**Task directions**
Without the pictures, write out all the lines below exactly as they appear.

**Dataset extract**
....

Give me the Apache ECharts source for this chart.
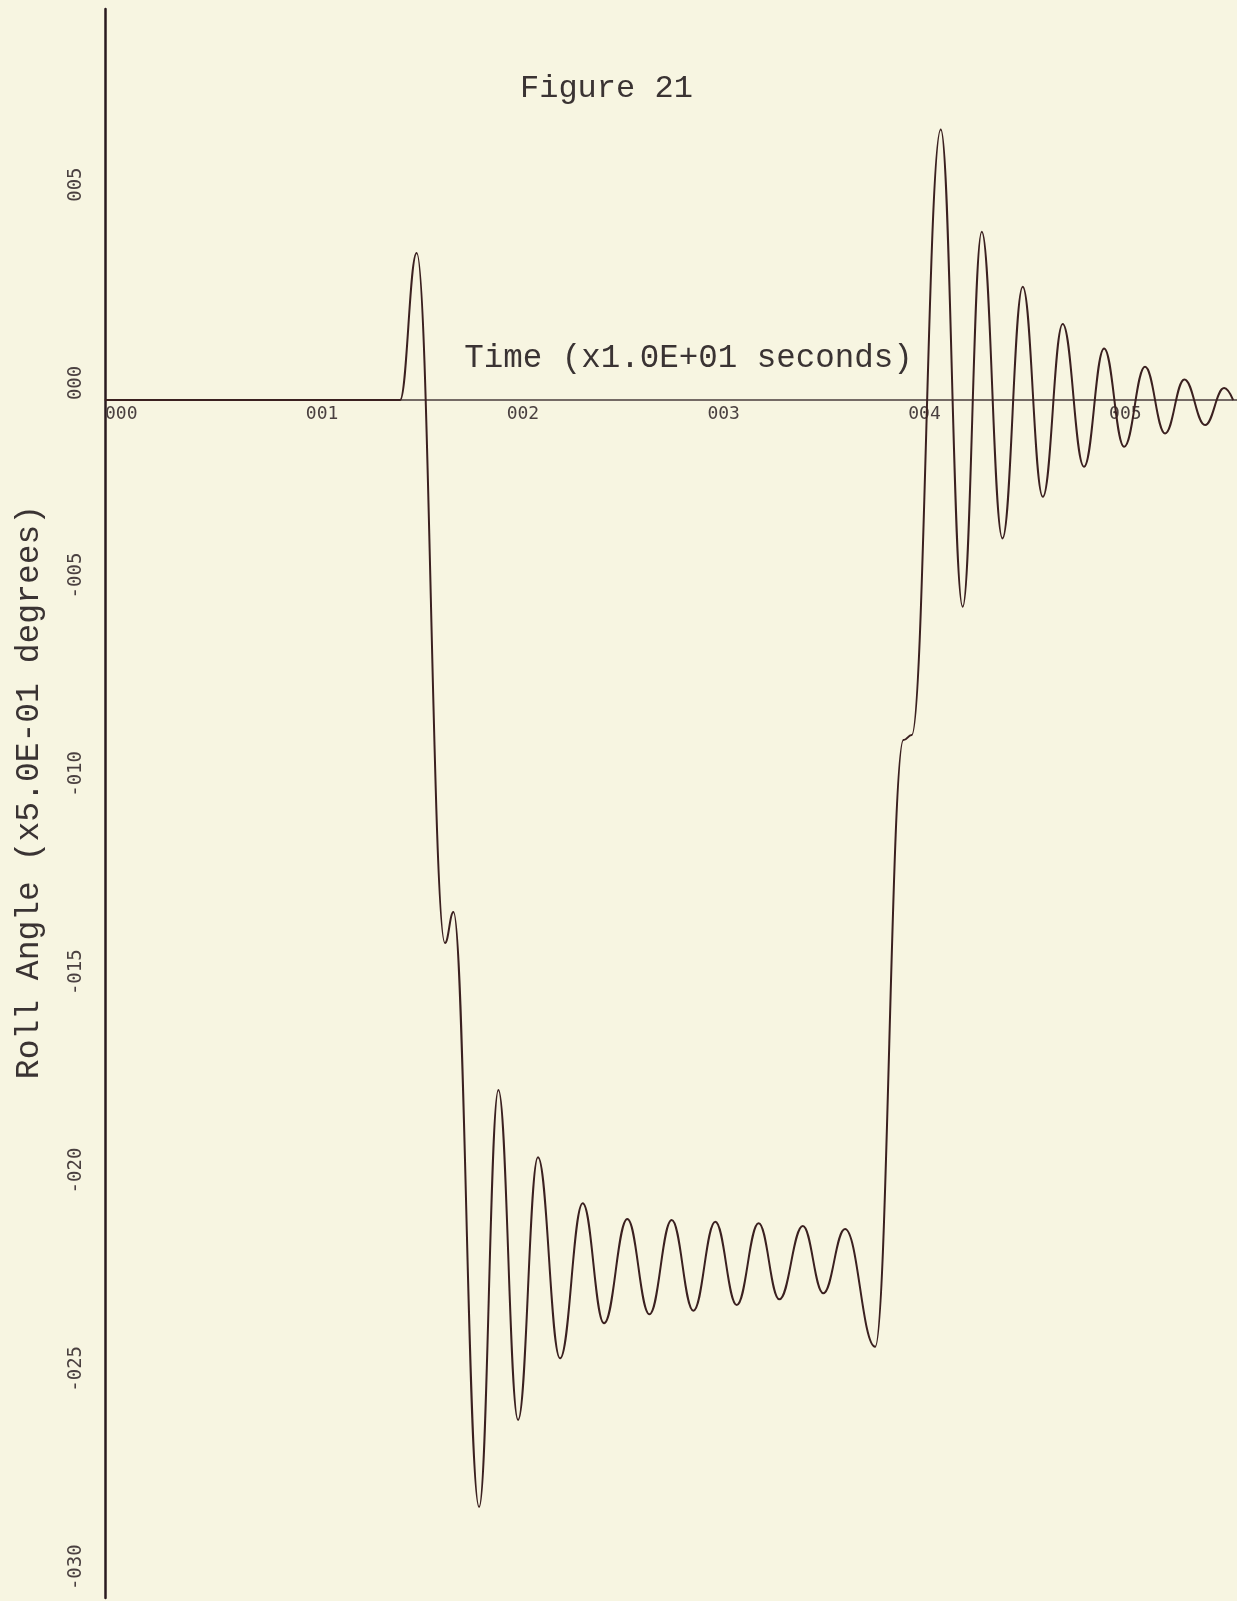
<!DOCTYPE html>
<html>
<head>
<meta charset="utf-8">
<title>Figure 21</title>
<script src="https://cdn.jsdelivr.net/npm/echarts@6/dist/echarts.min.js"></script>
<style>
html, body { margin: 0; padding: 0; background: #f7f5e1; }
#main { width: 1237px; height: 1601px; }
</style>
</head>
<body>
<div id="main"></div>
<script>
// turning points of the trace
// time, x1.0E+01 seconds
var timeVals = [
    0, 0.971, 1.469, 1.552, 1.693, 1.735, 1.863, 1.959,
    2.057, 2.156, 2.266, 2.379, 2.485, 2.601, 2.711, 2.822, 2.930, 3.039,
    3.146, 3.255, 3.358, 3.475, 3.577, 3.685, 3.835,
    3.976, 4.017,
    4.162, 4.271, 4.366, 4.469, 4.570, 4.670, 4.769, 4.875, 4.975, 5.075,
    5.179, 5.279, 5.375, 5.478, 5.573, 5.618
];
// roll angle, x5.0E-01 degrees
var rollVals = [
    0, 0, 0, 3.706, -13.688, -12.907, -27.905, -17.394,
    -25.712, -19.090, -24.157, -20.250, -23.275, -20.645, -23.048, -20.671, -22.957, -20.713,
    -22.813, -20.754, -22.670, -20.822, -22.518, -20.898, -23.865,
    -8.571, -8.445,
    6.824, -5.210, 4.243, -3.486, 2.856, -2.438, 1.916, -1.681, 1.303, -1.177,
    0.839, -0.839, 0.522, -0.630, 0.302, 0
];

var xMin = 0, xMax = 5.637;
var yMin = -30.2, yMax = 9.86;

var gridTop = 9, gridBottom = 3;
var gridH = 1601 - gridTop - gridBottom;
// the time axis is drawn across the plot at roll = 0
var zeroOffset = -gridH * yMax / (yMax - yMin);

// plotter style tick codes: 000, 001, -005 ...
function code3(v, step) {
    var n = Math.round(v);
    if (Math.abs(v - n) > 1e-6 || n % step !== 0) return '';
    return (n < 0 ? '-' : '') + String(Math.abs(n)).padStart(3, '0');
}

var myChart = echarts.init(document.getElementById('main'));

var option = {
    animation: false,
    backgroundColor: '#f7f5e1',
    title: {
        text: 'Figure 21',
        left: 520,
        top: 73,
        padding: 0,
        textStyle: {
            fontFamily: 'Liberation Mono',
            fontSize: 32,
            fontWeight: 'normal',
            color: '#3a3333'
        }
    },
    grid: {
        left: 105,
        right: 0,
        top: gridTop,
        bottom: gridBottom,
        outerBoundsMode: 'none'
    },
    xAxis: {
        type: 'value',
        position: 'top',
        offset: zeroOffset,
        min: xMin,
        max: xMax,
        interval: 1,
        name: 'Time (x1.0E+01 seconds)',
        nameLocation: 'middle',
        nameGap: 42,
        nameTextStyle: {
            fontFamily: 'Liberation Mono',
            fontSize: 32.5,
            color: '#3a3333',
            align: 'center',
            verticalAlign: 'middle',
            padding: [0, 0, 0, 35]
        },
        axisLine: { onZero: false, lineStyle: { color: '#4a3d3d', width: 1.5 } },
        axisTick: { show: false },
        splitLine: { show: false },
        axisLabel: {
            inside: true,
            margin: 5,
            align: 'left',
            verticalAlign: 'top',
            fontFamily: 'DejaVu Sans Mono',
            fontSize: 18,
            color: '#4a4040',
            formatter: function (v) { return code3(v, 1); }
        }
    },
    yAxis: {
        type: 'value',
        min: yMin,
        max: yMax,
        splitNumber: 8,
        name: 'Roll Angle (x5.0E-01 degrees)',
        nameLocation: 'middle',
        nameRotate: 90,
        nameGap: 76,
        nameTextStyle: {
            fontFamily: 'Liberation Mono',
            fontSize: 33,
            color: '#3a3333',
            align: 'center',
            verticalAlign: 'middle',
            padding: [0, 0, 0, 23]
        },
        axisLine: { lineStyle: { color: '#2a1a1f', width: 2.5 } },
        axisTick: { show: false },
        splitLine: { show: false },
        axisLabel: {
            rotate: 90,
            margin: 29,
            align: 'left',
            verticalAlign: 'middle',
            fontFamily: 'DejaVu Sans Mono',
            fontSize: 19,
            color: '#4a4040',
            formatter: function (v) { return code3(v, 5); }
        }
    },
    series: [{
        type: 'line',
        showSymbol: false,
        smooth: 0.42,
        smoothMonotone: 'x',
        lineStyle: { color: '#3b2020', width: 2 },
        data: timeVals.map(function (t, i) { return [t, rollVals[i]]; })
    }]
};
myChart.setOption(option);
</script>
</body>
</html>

....

**Final result**
Give me the Apache ECharts source for this chart.
<!DOCTYPE html>
<html>
<head>
<meta charset="utf-8">
<title>Figure 21</title>
<script src="https://cdn.jsdelivr.net/npm/echarts@6/dist/echarts.min.js"></script>
<style>
html, body { margin: 0; padding: 0; background: #f7f5e1; }
#main { width: 1237px; height: 1601px; }
</style>
</head>
<body>
<div id="main"></div>
<script>
// turning points of the trace
// time, x1.0E+01 seconds
var timeVals = [
    0, 0.971, 1.469, 1.552, 1.693, 1.735, 1.863, 1.959,
    2.057, 2.156, 2.266, 2.379, 2.485, 2.601, 2.711, 2.822, 2.930, 3.039,
    3.146, 3.255, 3.358, 3.475, 3.577, 3.685, 3.835,
    3.976, 4.017,
    4.162, 4.271, 4.366, 4.469, 4.570, 4.670, 4.769, 4.875, 4.975, 5.075,
    5.179, 5.279, 5.375, 5.478, 5.573, 5.618
];
// roll angle, x5.0E-01 degrees
var rollVals = [
    0, 0, 0, 3.706, -13.688, -12.907, -27.905, -17.394,
    -25.712, -19.090, -24.157, -20.250, -23.275, -20.645, -23.048, -20.671, -22.957, -20.713,
    -22.813, -20.754, -22.670, -20.822, -22.518, -20.898, -23.865,
    -8.571, -8.445,
    6.824, -5.210, 4.243, -3.486, 2.856, -2.438, 1.916, -1.681, 1.303, -1.177,
    0.839, -0.839, 0.522, -0.630, 0.302, 0
];

var xMin = 0, xMax = 5.637;
var yMin = -30.2, yMax = 9.86;

var gridTop = 9, gridBottom = 3;
var gridH = 1601 - gridTop - gridBottom;
// the time axis is drawn across the plot at roll = 0
var zeroOffset = -gridH * yMax / (yMax - yMin);

// plotter style tick codes: 000, 001, -005 ...
function code3(v, step) {
    var n = Math.round(v);
    if (Math.abs(v - n) > 1e-6 || n % step !== 0) return '';
    return (n < 0 ? '-' : '') + String(Math.abs(n)).padStart(3, '0');
}

var myChart = echarts.init(document.getElementById('main'));

var option = {
    animation: false,
    backgroundColor: '#f7f5e1',
    title: {
        text: 'Figure 21',
        left: 520,
        top: 73,
        padding: 0,
        textStyle: {
            fontFamily: 'Liberation Mono',
            fontSize: 32,
            fontWeight: 'normal',
            color: '#3a3333'
        }
    },
    grid: {
        left: 105,
        right: 0,
        top: gridTop,
        bottom: gridBottom,
        outerBoundsMode: 'none'
    },
    xAxis: {
        type: 'value',
        position: 'top',
        offset: zeroOffset,
        min: xMin,
        max: xMax,
        interval: 1,
        name: 'Time (x1.0E+01 seconds)',
        nameLocation: 'middle',
        nameGap: 42,
        nameTextStyle: {
            fontFamily: 'Liberation Mono',
            fontSize: 32.5,
            color: '#3a3333',
            align: 'center',
            verticalAlign: 'middle',
            padding: [0, 0, 0, 35]
        },
        axisLine: { onZero: false, lineStyle: { color: '#4a3d3d', width: 1.5 } },
        axisTick: { show: false },
        splitLine: { show: false },
        axisLabel: {
            inside: true,
            margin: 5,
            align: 'left',
            verticalAlign: 'top',
            fontFamily: 'DejaVu Sans Mono',
            fontSize: 18,
            color: '#4a4040',
            formatter: function (v) { return code3(v, 1); }
        }
    },
    yAxis: {
        type: 'value',
        min: yMin,
        max: yMax,
        splitNumber: 8,
        name: 'Roll Angle (x5.0E-01 degrees)',
        nameLocation: 'middle',
        nameRotate: 90,
        nameGap: 76,
        nameTextStyle: {
            fontFamily: 'Liberation Mono',
            fontSize: 33,
            color: '#3a3333',
            align: 'center',
            verticalAlign: 'middle',
            padding: [0, 0, 0, 23]
        },
        axisLine: { lineStyle: { color: '#2a1a1f', width: 2.5 } },
        axisTick: { show: false },
        splitLine: { show: false },
        axisLabel: {
            rotate: 90,
            margin: 29,
            align: 'left',
            verticalAlign: 'middle',
            fontFamily: 'DejaVu Sans Mono',
            fontSize: 19,
            color: '#4a4040',
            formatter: function (v) { return code3(v, 5); }
        }
    },
    series: [{
        type: 'line',
        showSymbol: false,
        smooth: 0.42,
        smoothMonotone: 'x',
        lineStyle: { color: '#3b2020', width: 2 },
        data: timeVals.map(function (t, i) { return [t, rollVals[i]]; })
    }]
};
myChart.setOption(option);
</script>
</body>
</html>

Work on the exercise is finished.